Today [January 30], the Commission denied a Petition for Rulemaking[1] to amend Rule 202.5(e), more commonly known as the Commission’s no-admit/no-deny policy. I was pleased to support the Commission’s decision.

The Commission’s no admit/no deny policy was adopted in 1972. As the Commission said at the time: “The Commission has adopted the policy that in any civil lawsuit brought by it or in any administrative proceeding of an accusatory nature pending before it, it is important to avoid creating, or permitting to be created, an impression that a decree is being entered or a sanction imposed, when the conduct alleged did not, in fact, occur.”[2]

As the Commission under then-Chair Bill Casey said at the time of the adoption: “a refusal to admit the allegations is equivalent to a denial, unless the defendant or respondent states that he neither admits nor denies the allegations.”[3]

Entering into a settlement is a consequential choice for both the SEC and the defendant. The Commission, in agreeing to settle a case, is relinquishing the opportunity to present the case in court. The defendant, on the other hand, relinquishes the right to defend the case in court, in the press, and in the eyes of the public. Both parties are agreeing to a set of terms based upon this 1972 policy.

More than 50 years on, I think this policy has served the public and the Commission well. I believe that amending this policy in the manner proposed by the Petitioner would alter the impact of enforcement settlements if defendants could deny any wrongdoing in the court of public opinion and dismiss sanctions as the cost of doing business without the Commission being able to revive its ability to have its day in court.

Further, an essential component of settlements is the public recitation of the facts. It informs the market as to what conduct is violative of the securities laws. It alerts investors that the Commission seeks to deter that conduct, and it helps other market participants comply with the law. A settlement that allows the denial of wrongdoing undermines the value provided by the recitation of the facts, and it muddies the message to the public.

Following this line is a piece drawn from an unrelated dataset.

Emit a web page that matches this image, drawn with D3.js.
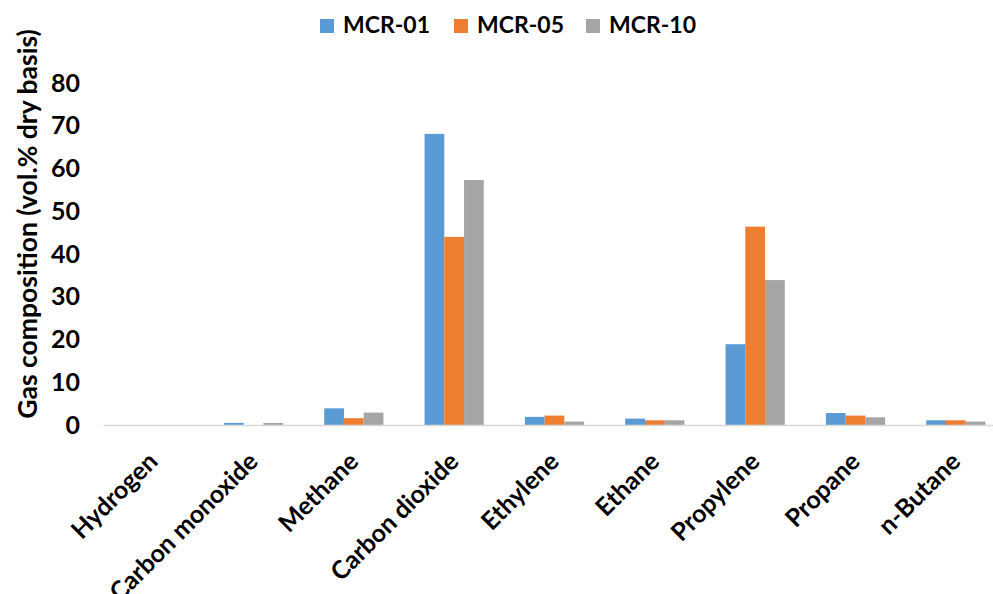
<!DOCTYPE html>
<html>
<head>
<meta charset="utf-8">
<script src="https://cdn.jsdelivr.net/npm/d3@7"></script>
<style>
  html, body { margin: 0; padding: 0; background: #fff; }
  svg { display: block; font-family: Lato, "Open Sans", sans-serif; font-weight: bold; }
</style>
</head>
<body>
<svg id="chart" width="993" height="594"></svg>
<script>
// Gas composition by run (vol.% dry basis)
const categories = ["Hydrogen", "Carbon monoxide", "Methane", "Carbon dioxide", "Ethylene", "Ethane", "Propylene", "Propane", "n-Butane"];
const seriesNames = ["MCR-01", "MCR-05", "MCR-10"];
const mcr01 = [0, 0.5, 3.9, 68.1, 1.9, 1.5, 18.9, 2.8, 1.1];
const mcr05 = [0, 0, 1.6, 44.0, 2.2, 1.1, 46.4, 2.2, 1.1];
const mcr10 = [0, 0.5, 2.9, 57.3, 0.8, 1.1, 33.9, 1.8, 0.8];
const yTicks = [0, 10, 20, 30, 40, 50, 60, 70, 80];
const colors = ["#5b9bd5", "#ed7d31", "#a5a5a5"];

const seriesValues = [mcr01, mcr05, mcr10];
const rows = categories.map((c, i) => ({
  category: c,
  values: seriesNames.map((s, k) => ({ series: s, value: seriesValues[k][i] }))
}));

const svg = d3.select("#chart");
const plot = { left: 103, right: 1006, top: 83, bottom: 425 };

const x0 = d3.scaleBand()
  .domain(categories)
  .range([plot.left, plot.right])
  .paddingInner(0.41)
  .paddingOuter(0.205);

const x1 = d3.scaleBand()
  .domain(seriesNames)
  .range([0, x0.bandwidth()]);

const y = d3.scaleLinear()
  .domain([0, 80])
  .range([plot.bottom, plot.top]);

const color = d3.scaleOrdinal().domain(seriesNames).range(colors);

// bars
svg.append("g")
  .selectAll("g")
  .data(rows)
  .join("g")
  .attr("transform", d => `translate(${x0(d.category)},0)`)
  .selectAll("rect")
  .data(d => d.values)
  .join("rect")
  .attr("x", d => x1(d.series))
  .attr("width", x1.bandwidth())
  .attr("y", d => y(d.value))
  .attr("height", d => y(0) - y(d.value))
  .attr("fill", d => color(d.series));

// category axis
const xAxis = svg.append("g")
  .attr("transform", `translate(0,${plot.bottom})`)
  .call(d3.axisBottom(x0).tickSize(0).tickSizeOuter(0));
xAxis.select(".domain").attr("stroke", "#d9d9d9").attr("stroke-width", 1.5);
xAxis.selectAll(".tick text")
  .attr("fill", "#000")
  .style("font-size", "25px")
  .style("font-family", "Lato, 'Open Sans', sans-serif")
  .style("font-weight", "bold")
  .attr("text-anchor", "end")
  .attr("dy", 0)
  .attr("y", 0)
  .attr("transform", "translate(6,38) rotate(-45)");

// value axis
const yAxis = svg.append("g")
  .attr("transform", `translate(${plot.left},0)`)
  .call(d3.axisLeft(y).tickValues(yTicks).tickSize(0).tickPadding(23));
yAxis.select(".domain").remove();
yAxis.selectAll(".tick text")
  .attr("fill", "#000")
  .style("font-size", "25px")
  .style("font-family", "Lato, 'Open Sans', sans-serif")
  .style("font-weight", "bold");

// value axis title
svg.append("text")
  .attr("transform", "translate(37,224) rotate(-90)")
  .attr("text-anchor", "middle")
  .style("font-size", "26.5px")
  .text("Gas composition (vol.% dry basis)");

// legend
const legendX = [320, 454, 586];
const legend = svg.append("g")
  .selectAll("g")
  .data(seriesNames)
  .join("g")
  .attr("transform", (d, i) => `translate(${legendX[i]},19)`);
legend.append("rect")
  .attr("width", 14)
  .attr("height", 14)
  .attr("fill", d => color(d));
legend.append("text")
  .attr("x", 23)
  .attr("y", 14)
  .style("font-size", "23px")
  .text(d => d);
</script>
</body>
</html>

Finally, an important part of the Commission’s responsibility is determining how best to deploy the resources that Congress entrusts to us. We thoughtfully consider the timing and priorities of our regulatory agenda and how to best utilize our talented and hardworking staff. Discretion to determine the priorities of our regulatory agenda, especially with respect to discretionary rulemaking like that requested by the Petitioner, is a critical element of our ability to faithfully execute Congress’s mandate. It is important that the Commission maintain discretion to direct focus to whichever parts of the capital markets need updated regulation.

ENDNOTES

[1] See Petition for Rulemaking – In re SEC Rule Imposing Speech Restraints in Consent Orders https://www.sec.gov/files/rules/petitions/2018/petn4-733.pdf.

[2] 17 C.F.R. § 202.5(e); see also Consent Decrees in Judicial or Administrative Proceedings, Rel. No. 33-5337, 37 Fed. Reg. 25224 (Nov. 29, 1972).

[3] Id.

This statement was issued on January 30, 2024, by Gary Gensler, chair of the U.S. Securities and Exchange Commission, in Washington, D.C.